Rastafarian music - Nyabingi
The traditional music of the Rastafarian religion is Nyabingi.
Nyabingi music is used during reasoning sessions and consists of chanting and drumming to reach states of heightened spirituality.
The chants contain ideas of black redemption and repatriation. They help people to participate and feel included in the Rastafarian community.
Nyabingi music consists of a blend of 19th century gospel music and African drumming.
19th century gospel music
The music of early Rastafarians was not specific to their religion alone. Early Rastafarians used music and hymns created by Sankey and Moody, two very influential 19th Century American evangelists who travelled throughout the world. The Rastafarians took such hymn tunes and set them to their own words, usually reflecting the importance of Africa.

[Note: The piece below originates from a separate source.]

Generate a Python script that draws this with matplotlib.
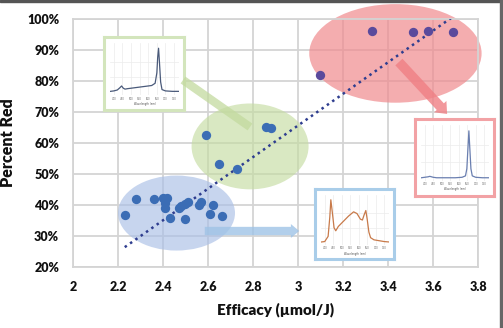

An early African musical influence was Burru Music. This type of music was sung by African slaves to keep their spirits up whilst working. As the slaves had no religion and the Rastafarians had no music, it seemed natural for the Rastafarians to adopt Burru music, while welcoming slaves as new converts into their religion.
Spread and development of Rastafarian music
In the 1950s, Count Ossie began using drumming during reasoning sessions. He realised that this drumming intensified the spiritual effects and heightened people's sensations.
Count Ossie began developing rhythmic patterns that spread throughout the Rastafarian community. Count Ossie played this music publicly, resulting in the spread of the Rastafarian message.
This type of music requires the use of three types of drum: the bass, fundeh and peta (repeater).
In the last thirty years Rastafari has become commonly associated with Reggae music, especially following the worldwide success of Robert Nesta Marley.
Bob Marley, as he was commonly known, helped spread awareness of the religion among outsiders through his appearances and his lyrics.
Many people believe that Bob Marley was the main factor in the spread of Rastafari to the USA, Canada, most of Europe, Africa and Australasia.
His lyrics were influential in the spread of political and social ideas of the Rastafarian movement. He spoke out against the inequality experienced by the black community and the negativity they were subjected to.
Marley's lyrics expanded the Rastafarian teachings:
We are sick and tired of your ism-schism game, to die and go to heaven in Jesus' name. We know and understand almighty God is a living man.
Bob Marley, Get Up, Stand Up, Tuff Going Music, 1973
These lyrics re-state the Rastafarian teaching of the suppression of blacks by whites, and the understanding that Haile Selassie is the Living God who will eventually redeem the Rastafarian community.
We know where we're going, we know where we're from. We're leaving Babylon, going to our Father's land.
Bob Marley, Exodus, Music BVI/Rondor Music, 1977
This refers to the repatriation themes of Rastafari and the return, from Babylon and its suppressors, to the promised land of Africa.